Some have gone for more $100,000 despite people being unable to wear them, instead they will only own them in the digital world.

'CryptoKicks' allow users to purchase base trainers and then customised 'skins' from various designers to create unique metaverse footwear.

Although unavailable to keep your feet warm, with the right Snapchat filter the owner can see what they would look like if physically existed.

What are NFTs?

These are marketed as a type of digital collectable and a token that can be used to show ownership of a digital item, often paid for in cryptocurrency.

The idea is to recreate the market for physical works of art or rare memorabilia for the digital world and enable artists and others to make money from digital creations.

So far, the creators of popular GIFs have sold their work and Twitter founder Jack Dorsey sold ownership of the first tweet on the platform.

NFTs, supporters say, offer proof of ownership in the same way that a gallery or private individual gets from buying an original piece of art – and even though the image or digital item can still be easily copied online, they argue NFTs provide someone with the honour of knowing they own the original.

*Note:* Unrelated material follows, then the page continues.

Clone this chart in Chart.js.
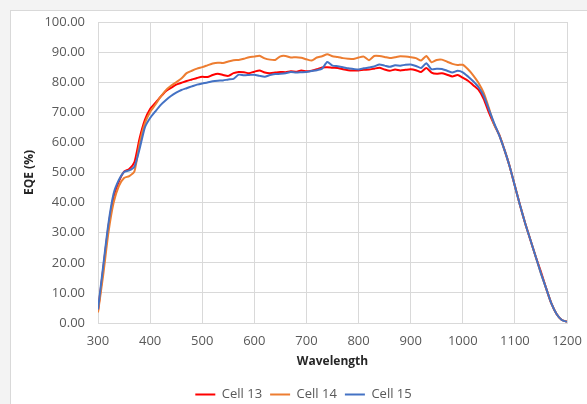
<!DOCTYPE html>
<html>
<head>
<meta charset="utf-8">
<script src="https://cdn.jsdelivr.net/npm/chart.js@4.4.1/dist/chart.umd.min.js"></script>
<style>
  html, body { margin: 0; padding: 0; background: #f3f3f3; }
  #frame {
    position: absolute; left: 10px; top: 10px; width: 600px; height: 420px;
    background: #fff; border: 1px solid #d9d9d9;
  }
  #wrap { position: absolute; left: 0; top: 0; width: 587px; height: 404px; }
</style>
</head>
<body>
<div id="frame"></div>
<div id="wrap"><canvas id="chart" width="587" height="404"></canvas></div>
<script>
  const wavelengths = [];
  for (let w = 300; w <= 1200; w += 10) wavelengths.push(w);

  const cell13 = [
    4, 18, 32, 42, 47, 50.3, 51.2, 53.5, 61.5, 67.5,
    71.1, 73.1, 75.1, 77, 78.1, 79.2, 79.8, 80.4, 80.9, 81.4,
    81.8, 81.7, 82.4, 82.8, 82.4, 82.1, 83, 83.4, 83.3, 83,
    83.5, 83.9, 83.2, 83, 83.2, 83.4, 83.3, 83.6, 83.5, 83.9,
    83.6, 83.8, 84.3, 84.9, 85, 84.8, 84.7, 84.3, 84, 83.9,
    83.9, 84.1, 84.2, 84.5, 84.8, 84.2, 83.8, 84.2, 83.9, 84.1,
    84.3, 84, 83.4, 84.7, 83.2, 82.8, 83, 82.5, 81.9, 82.4,
    81.5, 80.5, 79, 77.5, 74.5, 70, 66, 62.5, 57.5, 52,
    45.5, 39, 33, 27.5, 22, 17, 11.5, 6.5, 3, 1, 0.5
  ];

  const cell14 = [
    3.5, 16, 30, 40, 45.5, 48.2, 48.8, 50.4, 59.8, 66.4,
    70.1, 72.5, 75.1, 77.3, 78.8, 80, 81.2, 83, 83.8, 84.5,
    85, 85.6, 86.2, 86.5, 86.4, 86.9, 87.3, 87.4, 87.8, 88.3,
    88.5, 88.8, 87.9, 87.5, 87.4, 88.6, 88.7, 88.2, 88.3, 88.1,
    87.6, 87.2, 88.2, 88.6, 89.3, 88.6, 88.4, 88, 87.8, 87.7,
    88.2, 88.5, 87.3, 88.7, 88.7, 88.4, 88, 88.3, 88.6, 88.5,
    88.3, 88, 87.2, 88.7, 86.6, 87.4, 87.5, 86.8, 86.1, 85.7,
    85.8, 84.3, 82.3, 79.8, 76.5, 71.5, 66, 62.5, 57.5, 52,
    45.5, 39, 33, 27.5, 22, 16.5, 11.5, 6.5, 3, 1, 0.5
  ];

  const cell15 = [
    4.5, 19, 33, 43, 47.5, 50.2, 50.7, 52, 58, 65,
    68.1, 70.3, 72.4, 74, 75.4, 76.5, 77.4, 78, 78.6, 79.2,
    79.6, 79.9, 80.3, 80.5, 80.6, 80.9, 81.1, 82.5, 82.3, 82.4,
    82.5, 82.1, 81.8, 82.4, 82.7, 82.8, 83, 83.4, 83.2, 83.3,
    83.4, 83.7, 84, 84.5, 86.7, 85.5, 85.3, 85, 84.6, 84.4,
    84.2, 84.6, 84.9, 85.2, 85.9, 85.5, 85.1, 85.6, 85.5, 85.8,
    85.9, 85.4, 84.7, 86.3, 84.3, 84.5, 84.4, 83.8, 83.2, 83.8,
    83.3, 81.9, 80.3, 78.4, 75.5, 71, 66.5, 62.3, 57.5, 52,
    45.5, 39, 33, 27.5, 22, 16.5, 11.5, 6.5, 3, 1, 0.4
  ];

  const seriesNames = ["Cell 13", "Cell 14", "Cell 15"];
  const seriesColors = ["#ff0000", "#ed7d31", "#4472c4"];

  function points(values) {
    return values.map((v, i) => ({ x: wavelengths[i], y: v }));
  }

  const gridColor = "#d9d9d9";
  const tickFont = { family: "'Open Sans'", size: 13 };
  const titleFont = { family: "'Open Sans'", size: 12, weight: "bold" };

  new Chart(document.getElementById("chart"), {
    type: "line",
    data: {
      datasets: [cell13, cell14, cell15].map((vals, i) => ({
        label: seriesNames[i],
        data: points(vals),
        borderColor: seriesColors[i],
        backgroundColor: seriesColors[i],
        borderWidth: 2,
        pointRadius: 0,
        tension: 0.2,
        fill: false,
        order: 2 - i
      }))
    },
    options: {
      responsive: false,
      animation: false,
      layout: { padding: { left: 20, right: 0, top: 22, bottom: -7 } },
      plugins: {
        legend: {
          position: "bottom",
          labels: {
            font: tickFont,
            color: "#595959",
            usePointStyle: true,
            pointStyle: "line",
            pointStyleWidth: 20,
            padding: 8,
            sort: (a, b) => a.datasetIndex - b.datasetIndex
          }
        },
        tooltip: { enabled: false }
      },
      scales: {
        x: {
          type: "linear",
          min: 300,
          max: 1200,
          ticks: { stepSize: 100, font: tickFont, color: "#595959", padding: 10, callback: v => String(v) },
          grid: { color: gridColor, drawTicks: false },
          border: { color: gridColor },
          title: { display: true, text: "Wavelength", font: titleFont, color: "#262626", padding: { top: 0, bottom: 11 } },
          afterFit: scale => {
            scale.height = 57;
            scale.paddingLeft = 0;
            scale.paddingRight = 0;
          }
        },
        y: {
          min: 0,
          max: 100,
          ticks: { stepSize: 10, font: tickFont, color: "#595959", padding: 13, callback: v => v.toFixed(2) },
          grid: { color: gridColor, drawTicks: false },
          border: { color: gridColor },
          title: { display: true, text: "EQE (%)", font: titleFont, color: "#262626", padding: { top: 2, bottom: 0 } },
          afterFit: scale => { scale.width = 78; }
        },
        yRight: {
          position: "right",
          display: true,
          ticks: { display: false },
          grid: { display: false },
          border: { display: false },
          afterFit: scale => { scale.width = 20; }
        }
      }
    }
  });
</script>
</body>
</html>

Many football clubs use NFTs.

Critics, however, argue NFTs are a scam by so-called “crypto grifters” and are being sold as a “get-rich-quick scheme”.

David Gerard, author of Attack Of The 50-foot Blockchain, said: “Without a specific contract saying otherwise, an NFT does not grant ownership of the artwork it points to in any meaningful sense.

“NFTs exist so that the crypto grifters can have a new kind of magic bean to sell for actual money, and pretend they’re not selling magic beans.”